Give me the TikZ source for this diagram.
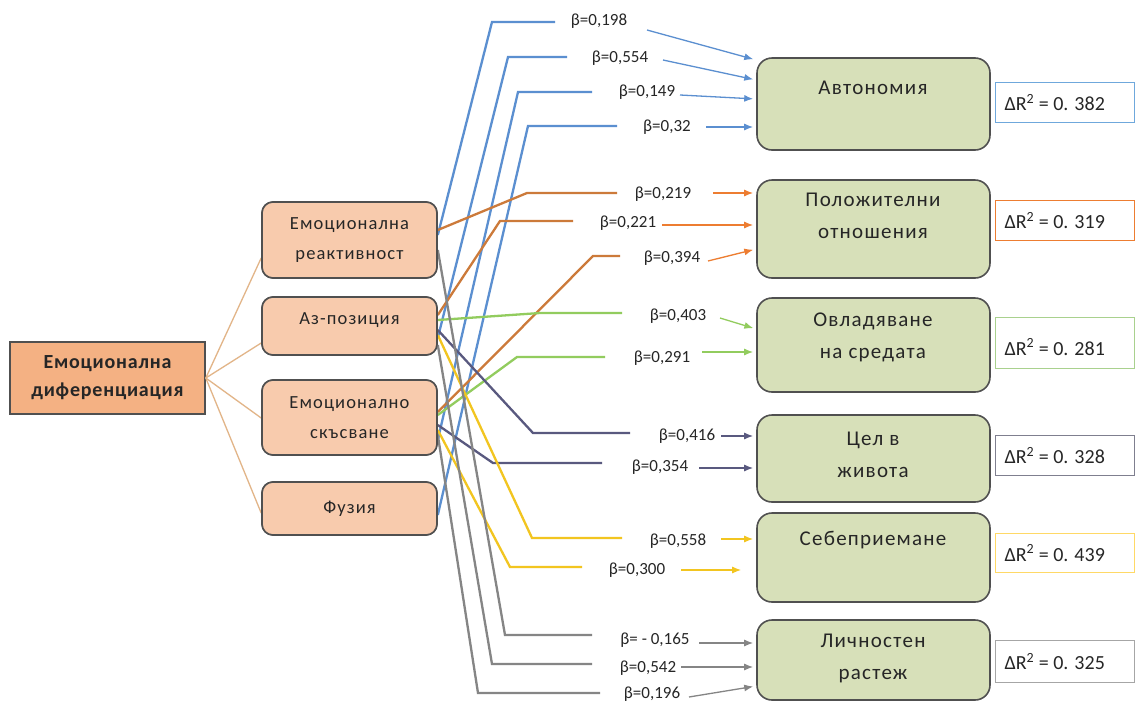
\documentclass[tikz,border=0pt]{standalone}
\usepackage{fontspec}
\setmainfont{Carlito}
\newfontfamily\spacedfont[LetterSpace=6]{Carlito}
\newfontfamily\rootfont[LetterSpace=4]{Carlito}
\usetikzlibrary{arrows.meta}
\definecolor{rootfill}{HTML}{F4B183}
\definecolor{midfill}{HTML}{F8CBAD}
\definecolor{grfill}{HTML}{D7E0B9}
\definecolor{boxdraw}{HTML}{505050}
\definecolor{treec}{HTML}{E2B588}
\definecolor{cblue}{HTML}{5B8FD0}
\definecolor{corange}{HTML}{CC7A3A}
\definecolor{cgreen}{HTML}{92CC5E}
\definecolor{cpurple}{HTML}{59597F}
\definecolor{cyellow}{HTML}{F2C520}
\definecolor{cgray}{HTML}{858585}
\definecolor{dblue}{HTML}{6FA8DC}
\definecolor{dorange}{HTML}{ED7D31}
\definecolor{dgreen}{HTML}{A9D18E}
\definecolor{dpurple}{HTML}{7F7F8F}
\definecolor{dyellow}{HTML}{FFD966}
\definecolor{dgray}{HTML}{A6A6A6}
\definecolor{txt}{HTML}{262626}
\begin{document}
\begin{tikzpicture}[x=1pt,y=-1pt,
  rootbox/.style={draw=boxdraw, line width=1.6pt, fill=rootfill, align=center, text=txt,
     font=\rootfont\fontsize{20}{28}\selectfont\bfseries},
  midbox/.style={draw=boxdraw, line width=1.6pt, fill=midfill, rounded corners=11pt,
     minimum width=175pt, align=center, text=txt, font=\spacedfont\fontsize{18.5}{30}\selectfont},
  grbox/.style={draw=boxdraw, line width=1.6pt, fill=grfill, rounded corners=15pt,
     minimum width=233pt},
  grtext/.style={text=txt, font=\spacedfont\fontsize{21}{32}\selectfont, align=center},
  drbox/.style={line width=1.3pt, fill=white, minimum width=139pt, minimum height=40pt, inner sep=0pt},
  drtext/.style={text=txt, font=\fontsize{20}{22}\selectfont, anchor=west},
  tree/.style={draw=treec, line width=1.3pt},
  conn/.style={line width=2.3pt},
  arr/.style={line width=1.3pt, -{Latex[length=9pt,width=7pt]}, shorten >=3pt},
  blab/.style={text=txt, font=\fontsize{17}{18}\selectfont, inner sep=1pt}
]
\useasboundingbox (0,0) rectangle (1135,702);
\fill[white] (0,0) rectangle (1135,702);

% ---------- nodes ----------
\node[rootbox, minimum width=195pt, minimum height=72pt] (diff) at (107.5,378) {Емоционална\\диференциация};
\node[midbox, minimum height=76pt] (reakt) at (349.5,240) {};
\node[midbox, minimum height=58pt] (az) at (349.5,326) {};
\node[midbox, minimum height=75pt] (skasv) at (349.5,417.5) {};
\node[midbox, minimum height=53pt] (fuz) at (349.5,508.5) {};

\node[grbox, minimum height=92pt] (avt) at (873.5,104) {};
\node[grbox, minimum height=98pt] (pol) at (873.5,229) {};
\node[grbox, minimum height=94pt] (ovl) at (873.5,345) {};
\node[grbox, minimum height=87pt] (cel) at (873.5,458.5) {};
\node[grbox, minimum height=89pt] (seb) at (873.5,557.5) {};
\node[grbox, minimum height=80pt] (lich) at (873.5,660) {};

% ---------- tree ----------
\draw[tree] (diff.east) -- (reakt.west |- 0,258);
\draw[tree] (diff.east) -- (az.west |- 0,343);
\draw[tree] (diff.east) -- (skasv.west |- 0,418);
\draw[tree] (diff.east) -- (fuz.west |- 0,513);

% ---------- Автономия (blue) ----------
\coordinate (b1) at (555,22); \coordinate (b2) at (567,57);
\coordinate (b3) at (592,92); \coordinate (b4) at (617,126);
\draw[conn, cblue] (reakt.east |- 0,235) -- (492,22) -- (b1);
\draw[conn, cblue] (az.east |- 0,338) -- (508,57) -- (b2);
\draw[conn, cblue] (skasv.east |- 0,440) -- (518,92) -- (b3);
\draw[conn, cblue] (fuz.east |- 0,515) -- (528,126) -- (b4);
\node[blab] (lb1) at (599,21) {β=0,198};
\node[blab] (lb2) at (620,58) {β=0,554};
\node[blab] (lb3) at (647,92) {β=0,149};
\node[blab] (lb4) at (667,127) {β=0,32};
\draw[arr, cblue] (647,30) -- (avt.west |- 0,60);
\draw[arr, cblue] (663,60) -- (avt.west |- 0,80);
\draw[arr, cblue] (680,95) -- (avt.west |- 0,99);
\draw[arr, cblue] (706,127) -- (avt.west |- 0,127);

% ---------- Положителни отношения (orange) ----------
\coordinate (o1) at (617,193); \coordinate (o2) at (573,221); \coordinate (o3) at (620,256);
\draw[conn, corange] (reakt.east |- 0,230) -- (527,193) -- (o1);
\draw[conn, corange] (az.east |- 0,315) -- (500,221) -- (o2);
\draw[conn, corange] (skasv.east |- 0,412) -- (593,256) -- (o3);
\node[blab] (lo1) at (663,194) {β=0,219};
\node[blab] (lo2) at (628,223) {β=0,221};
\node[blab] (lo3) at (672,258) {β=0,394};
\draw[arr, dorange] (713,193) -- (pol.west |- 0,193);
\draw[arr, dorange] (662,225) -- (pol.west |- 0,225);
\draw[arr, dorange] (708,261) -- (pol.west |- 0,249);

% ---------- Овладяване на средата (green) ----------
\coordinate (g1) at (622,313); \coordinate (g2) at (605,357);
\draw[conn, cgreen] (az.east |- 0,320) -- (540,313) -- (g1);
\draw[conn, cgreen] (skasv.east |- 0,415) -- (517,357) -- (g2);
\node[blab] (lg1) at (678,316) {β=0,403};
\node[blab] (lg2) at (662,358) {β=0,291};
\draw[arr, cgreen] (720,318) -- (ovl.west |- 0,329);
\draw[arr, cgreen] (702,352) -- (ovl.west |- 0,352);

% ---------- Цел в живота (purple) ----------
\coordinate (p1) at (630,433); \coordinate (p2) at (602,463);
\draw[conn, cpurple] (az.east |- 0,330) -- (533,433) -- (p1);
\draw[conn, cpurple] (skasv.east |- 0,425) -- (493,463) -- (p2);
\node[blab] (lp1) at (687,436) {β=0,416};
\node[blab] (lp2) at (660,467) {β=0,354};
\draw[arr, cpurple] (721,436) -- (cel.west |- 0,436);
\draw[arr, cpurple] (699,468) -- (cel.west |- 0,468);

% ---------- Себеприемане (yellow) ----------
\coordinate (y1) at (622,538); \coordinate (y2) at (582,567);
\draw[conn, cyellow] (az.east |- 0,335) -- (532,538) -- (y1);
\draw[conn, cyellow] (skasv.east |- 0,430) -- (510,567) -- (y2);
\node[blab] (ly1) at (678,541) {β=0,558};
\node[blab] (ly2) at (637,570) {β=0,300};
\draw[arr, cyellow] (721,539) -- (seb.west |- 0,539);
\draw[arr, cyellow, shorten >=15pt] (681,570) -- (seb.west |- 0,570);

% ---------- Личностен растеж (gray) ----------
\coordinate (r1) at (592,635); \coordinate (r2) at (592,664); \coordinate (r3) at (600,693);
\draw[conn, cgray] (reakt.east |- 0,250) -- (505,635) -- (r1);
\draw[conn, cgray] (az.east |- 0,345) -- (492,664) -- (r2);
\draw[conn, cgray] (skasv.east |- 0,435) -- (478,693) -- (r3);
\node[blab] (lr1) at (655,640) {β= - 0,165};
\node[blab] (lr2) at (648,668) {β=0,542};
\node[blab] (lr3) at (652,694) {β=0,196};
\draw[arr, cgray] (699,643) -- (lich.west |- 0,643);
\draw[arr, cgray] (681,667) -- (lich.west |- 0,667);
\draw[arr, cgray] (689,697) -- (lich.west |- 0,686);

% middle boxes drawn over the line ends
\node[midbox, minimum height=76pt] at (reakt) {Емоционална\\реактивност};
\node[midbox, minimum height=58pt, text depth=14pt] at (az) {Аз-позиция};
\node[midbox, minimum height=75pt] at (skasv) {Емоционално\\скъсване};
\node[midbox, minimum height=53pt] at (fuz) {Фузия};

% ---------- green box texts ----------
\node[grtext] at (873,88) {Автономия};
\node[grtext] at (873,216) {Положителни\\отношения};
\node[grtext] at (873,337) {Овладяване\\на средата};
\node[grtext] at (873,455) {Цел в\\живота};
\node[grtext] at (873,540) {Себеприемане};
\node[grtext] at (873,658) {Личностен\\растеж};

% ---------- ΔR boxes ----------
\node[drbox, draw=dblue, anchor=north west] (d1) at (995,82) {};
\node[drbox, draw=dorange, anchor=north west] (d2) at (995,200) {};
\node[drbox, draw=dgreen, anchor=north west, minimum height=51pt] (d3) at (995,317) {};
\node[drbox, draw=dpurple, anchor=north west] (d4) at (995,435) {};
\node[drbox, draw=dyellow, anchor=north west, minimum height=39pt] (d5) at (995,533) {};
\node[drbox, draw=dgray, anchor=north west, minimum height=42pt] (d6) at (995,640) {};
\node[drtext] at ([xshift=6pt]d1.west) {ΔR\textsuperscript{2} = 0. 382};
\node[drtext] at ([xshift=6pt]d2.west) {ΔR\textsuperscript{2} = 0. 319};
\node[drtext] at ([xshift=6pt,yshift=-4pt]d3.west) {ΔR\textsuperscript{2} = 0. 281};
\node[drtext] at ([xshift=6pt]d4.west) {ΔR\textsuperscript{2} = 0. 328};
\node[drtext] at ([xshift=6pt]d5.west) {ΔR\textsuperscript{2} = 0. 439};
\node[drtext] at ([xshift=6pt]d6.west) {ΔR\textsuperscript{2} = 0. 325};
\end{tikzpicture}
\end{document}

=======

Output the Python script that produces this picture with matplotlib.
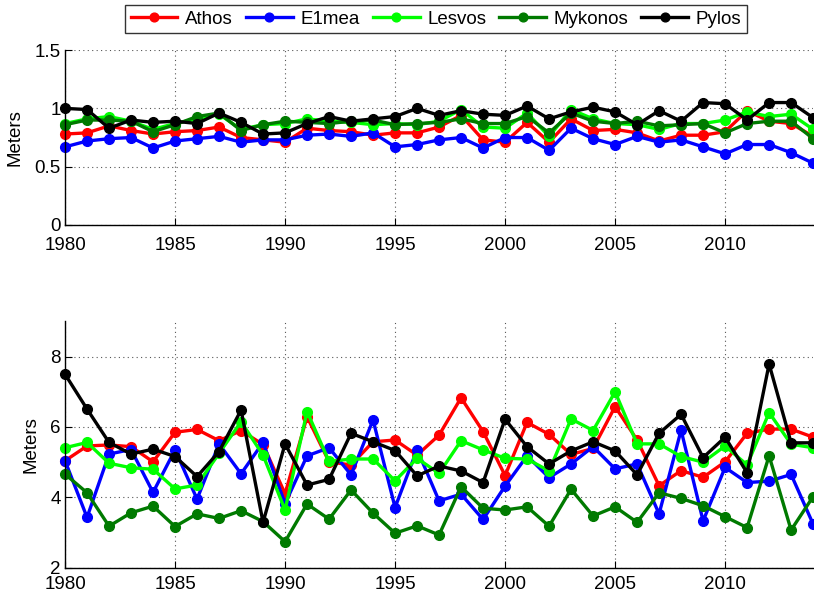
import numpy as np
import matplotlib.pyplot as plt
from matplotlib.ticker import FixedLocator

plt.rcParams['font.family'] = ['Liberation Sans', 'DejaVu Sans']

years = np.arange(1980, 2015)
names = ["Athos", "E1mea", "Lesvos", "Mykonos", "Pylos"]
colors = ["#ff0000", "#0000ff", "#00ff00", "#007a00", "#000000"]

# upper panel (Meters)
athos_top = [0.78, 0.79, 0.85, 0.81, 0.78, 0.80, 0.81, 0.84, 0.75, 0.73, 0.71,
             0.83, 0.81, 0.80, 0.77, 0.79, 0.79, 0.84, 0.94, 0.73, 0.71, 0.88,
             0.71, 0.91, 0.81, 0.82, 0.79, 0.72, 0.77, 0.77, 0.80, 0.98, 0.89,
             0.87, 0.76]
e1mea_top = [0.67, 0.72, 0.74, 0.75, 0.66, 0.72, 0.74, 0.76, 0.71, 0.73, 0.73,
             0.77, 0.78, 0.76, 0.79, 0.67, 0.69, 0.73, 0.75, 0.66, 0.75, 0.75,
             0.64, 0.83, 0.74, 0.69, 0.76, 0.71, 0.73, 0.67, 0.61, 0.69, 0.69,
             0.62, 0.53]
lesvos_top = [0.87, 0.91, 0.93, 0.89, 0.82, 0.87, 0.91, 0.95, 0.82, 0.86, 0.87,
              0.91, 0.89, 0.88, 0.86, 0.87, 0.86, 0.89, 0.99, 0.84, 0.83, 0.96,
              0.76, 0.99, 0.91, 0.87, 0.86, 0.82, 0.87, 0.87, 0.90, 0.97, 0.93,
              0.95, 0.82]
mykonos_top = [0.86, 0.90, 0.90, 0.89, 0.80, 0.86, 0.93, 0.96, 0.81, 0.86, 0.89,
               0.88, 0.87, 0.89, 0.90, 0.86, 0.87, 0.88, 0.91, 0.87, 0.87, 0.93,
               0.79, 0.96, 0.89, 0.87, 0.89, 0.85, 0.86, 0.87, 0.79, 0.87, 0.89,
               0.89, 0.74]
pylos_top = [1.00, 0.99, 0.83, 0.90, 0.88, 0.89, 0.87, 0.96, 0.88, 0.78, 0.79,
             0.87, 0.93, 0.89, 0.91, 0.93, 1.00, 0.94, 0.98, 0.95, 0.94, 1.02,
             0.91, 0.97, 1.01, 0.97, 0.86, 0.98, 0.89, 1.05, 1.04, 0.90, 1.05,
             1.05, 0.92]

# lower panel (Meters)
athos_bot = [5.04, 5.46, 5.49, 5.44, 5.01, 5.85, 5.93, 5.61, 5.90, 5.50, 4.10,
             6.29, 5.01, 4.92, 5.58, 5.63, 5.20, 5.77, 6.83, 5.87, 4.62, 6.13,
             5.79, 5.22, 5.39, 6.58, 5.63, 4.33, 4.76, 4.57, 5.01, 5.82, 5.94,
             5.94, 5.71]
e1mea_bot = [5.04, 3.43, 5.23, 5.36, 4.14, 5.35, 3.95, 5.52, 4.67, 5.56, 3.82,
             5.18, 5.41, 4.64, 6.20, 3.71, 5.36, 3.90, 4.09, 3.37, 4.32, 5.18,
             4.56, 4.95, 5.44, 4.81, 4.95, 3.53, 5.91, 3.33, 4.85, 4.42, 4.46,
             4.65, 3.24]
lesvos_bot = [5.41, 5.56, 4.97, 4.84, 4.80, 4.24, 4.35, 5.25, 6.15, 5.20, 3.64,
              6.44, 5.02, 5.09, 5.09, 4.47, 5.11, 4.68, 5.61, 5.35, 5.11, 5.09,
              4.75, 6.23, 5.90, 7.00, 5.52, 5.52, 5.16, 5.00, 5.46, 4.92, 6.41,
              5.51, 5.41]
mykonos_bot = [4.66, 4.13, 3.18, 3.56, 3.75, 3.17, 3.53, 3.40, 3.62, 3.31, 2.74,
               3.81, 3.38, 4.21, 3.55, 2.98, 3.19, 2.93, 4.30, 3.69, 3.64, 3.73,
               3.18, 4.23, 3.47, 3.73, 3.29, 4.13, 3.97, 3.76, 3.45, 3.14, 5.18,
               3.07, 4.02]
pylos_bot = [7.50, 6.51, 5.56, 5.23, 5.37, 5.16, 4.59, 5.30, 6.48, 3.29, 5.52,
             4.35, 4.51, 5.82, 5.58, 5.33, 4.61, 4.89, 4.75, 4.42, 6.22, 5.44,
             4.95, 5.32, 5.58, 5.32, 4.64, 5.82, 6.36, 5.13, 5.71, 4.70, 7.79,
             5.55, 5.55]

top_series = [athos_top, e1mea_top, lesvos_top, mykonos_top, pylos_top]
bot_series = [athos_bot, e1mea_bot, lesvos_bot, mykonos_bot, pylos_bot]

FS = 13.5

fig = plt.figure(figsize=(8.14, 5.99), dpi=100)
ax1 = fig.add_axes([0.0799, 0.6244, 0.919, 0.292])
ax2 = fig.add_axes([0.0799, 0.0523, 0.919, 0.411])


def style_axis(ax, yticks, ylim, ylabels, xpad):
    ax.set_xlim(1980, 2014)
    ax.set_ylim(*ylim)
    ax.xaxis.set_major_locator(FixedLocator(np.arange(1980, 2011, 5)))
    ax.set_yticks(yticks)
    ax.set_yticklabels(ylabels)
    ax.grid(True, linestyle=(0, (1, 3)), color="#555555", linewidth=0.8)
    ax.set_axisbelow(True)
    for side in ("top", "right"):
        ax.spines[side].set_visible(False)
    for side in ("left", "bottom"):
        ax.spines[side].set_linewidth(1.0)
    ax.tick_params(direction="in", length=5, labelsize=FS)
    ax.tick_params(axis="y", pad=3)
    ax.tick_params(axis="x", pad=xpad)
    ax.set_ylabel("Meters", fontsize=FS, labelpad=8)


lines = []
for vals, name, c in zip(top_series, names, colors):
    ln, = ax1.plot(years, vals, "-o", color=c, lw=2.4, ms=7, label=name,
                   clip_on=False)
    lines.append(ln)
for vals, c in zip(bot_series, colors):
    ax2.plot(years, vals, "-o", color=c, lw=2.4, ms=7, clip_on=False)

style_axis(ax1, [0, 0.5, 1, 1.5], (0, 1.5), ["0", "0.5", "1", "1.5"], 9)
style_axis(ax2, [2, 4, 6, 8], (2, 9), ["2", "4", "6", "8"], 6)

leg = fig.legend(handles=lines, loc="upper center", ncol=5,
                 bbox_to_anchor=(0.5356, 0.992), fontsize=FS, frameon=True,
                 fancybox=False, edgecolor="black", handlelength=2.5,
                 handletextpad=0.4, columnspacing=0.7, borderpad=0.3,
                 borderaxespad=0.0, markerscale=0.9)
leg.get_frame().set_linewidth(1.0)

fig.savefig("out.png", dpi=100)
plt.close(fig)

=======

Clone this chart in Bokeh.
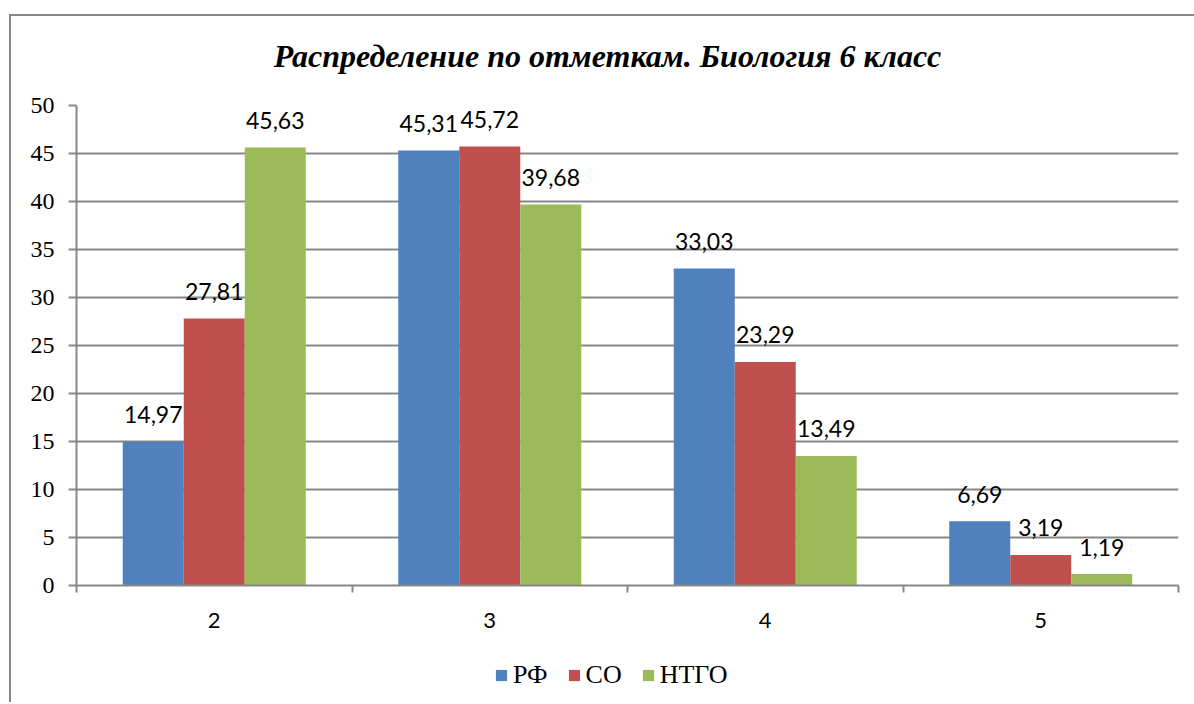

=======

» **What you have to do**: Which lines include the word "matplotlib"? List them all.

» **Output**:
Output the Python script that produces this picture with matplotlib.
import matplotlib.pyplot as plt
from matplotlib.ticker import FixedLocator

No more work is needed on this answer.